▸ **Written request**
Without including any pictures, write out the listing below exactly.
Exercise material start
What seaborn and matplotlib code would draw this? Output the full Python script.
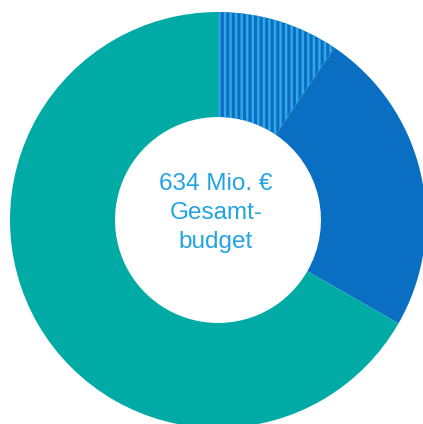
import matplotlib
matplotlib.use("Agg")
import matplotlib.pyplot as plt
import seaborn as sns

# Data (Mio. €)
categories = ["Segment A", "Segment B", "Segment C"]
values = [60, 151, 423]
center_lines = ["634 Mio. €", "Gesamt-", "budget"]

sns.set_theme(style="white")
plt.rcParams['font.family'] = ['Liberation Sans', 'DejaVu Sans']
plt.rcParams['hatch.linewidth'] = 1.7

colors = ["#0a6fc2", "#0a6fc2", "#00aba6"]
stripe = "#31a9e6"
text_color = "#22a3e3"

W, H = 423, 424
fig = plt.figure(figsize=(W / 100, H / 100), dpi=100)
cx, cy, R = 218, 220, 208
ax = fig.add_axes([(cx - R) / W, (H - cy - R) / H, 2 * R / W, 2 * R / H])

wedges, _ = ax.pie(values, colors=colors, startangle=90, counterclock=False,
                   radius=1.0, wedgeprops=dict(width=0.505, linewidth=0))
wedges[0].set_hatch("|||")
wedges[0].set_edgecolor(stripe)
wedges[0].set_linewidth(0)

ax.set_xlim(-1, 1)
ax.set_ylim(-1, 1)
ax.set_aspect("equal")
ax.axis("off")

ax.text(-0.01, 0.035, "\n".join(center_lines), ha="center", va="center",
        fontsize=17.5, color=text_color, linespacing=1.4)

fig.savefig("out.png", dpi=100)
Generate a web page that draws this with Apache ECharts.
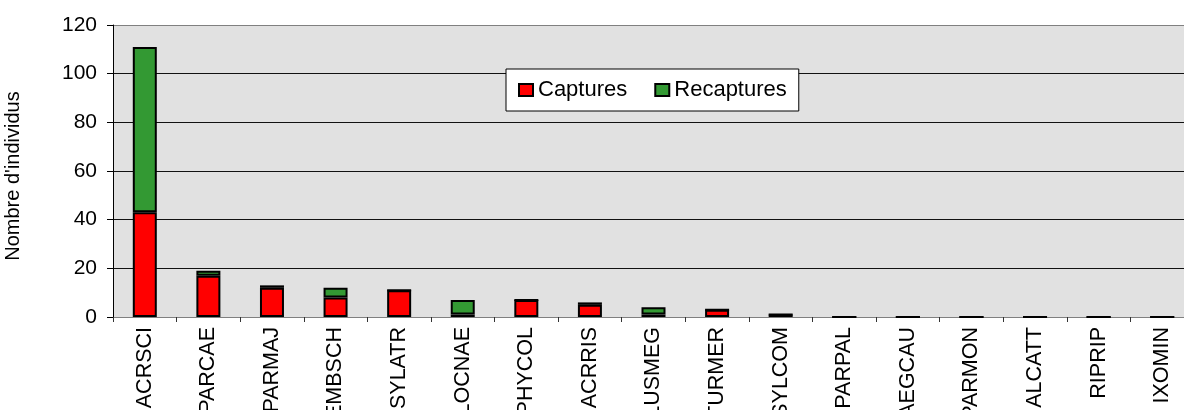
Exercise material end
▸ **Written solution**
What seaborn and matplotlib code would draw this? Output the full Python script.
import matplotlib
matplotlib.use("Agg")
import matplotlib.pyplot as plt
import seaborn as sns

# Data (Mio. €)
categories = ["Segment A", "Segment B", "Segment C"]
values = [60, 151, 423]
center_lines = ["634 Mio. €", "Gesamt-", "budget"]

sns.set_theme(style="white")
plt.rcParams['font.family'] = ['Liberation Sans', 'DejaVu Sans']
plt.rcParams['hatch.linewidth'] = 1.7

colors = ["#0a6fc2", "#0a6fc2", "#00aba6"]
stripe = "#31a9e6"
text_color = "#22a3e3"

W, H = 423, 424
fig = plt.figure(figsize=(W / 100, H / 100), dpi=100)
cx, cy, R = 218, 220, 208
ax = fig.add_axes([(cx - R) / W, (H - cy - R) / H, 2 * R / W, 2 * R / H])

wedges, _ = ax.pie(values, colors=colors, startangle=90, counterclock=False,
                   radius=1.0, wedgeprops=dict(width=0.505, linewidth=0))
wedges[0].set_hatch("|||")
wedges[0].set_edgecolor(stripe)
wedges[0].set_linewidth(0)

ax.set_xlim(-1, 1)
ax.set_ylim(-1, 1)
ax.set_aspect("equal")
ax.axis("off")

ax.text(-0.01, 0.035, "\n".join(center_lines), ha="center", va="center",
        fontsize=17.5, color=text_color, linespacing=1.4)

fig.savefig("out.png", dpi=100)
Generate a web page that draws this with Apache ECharts.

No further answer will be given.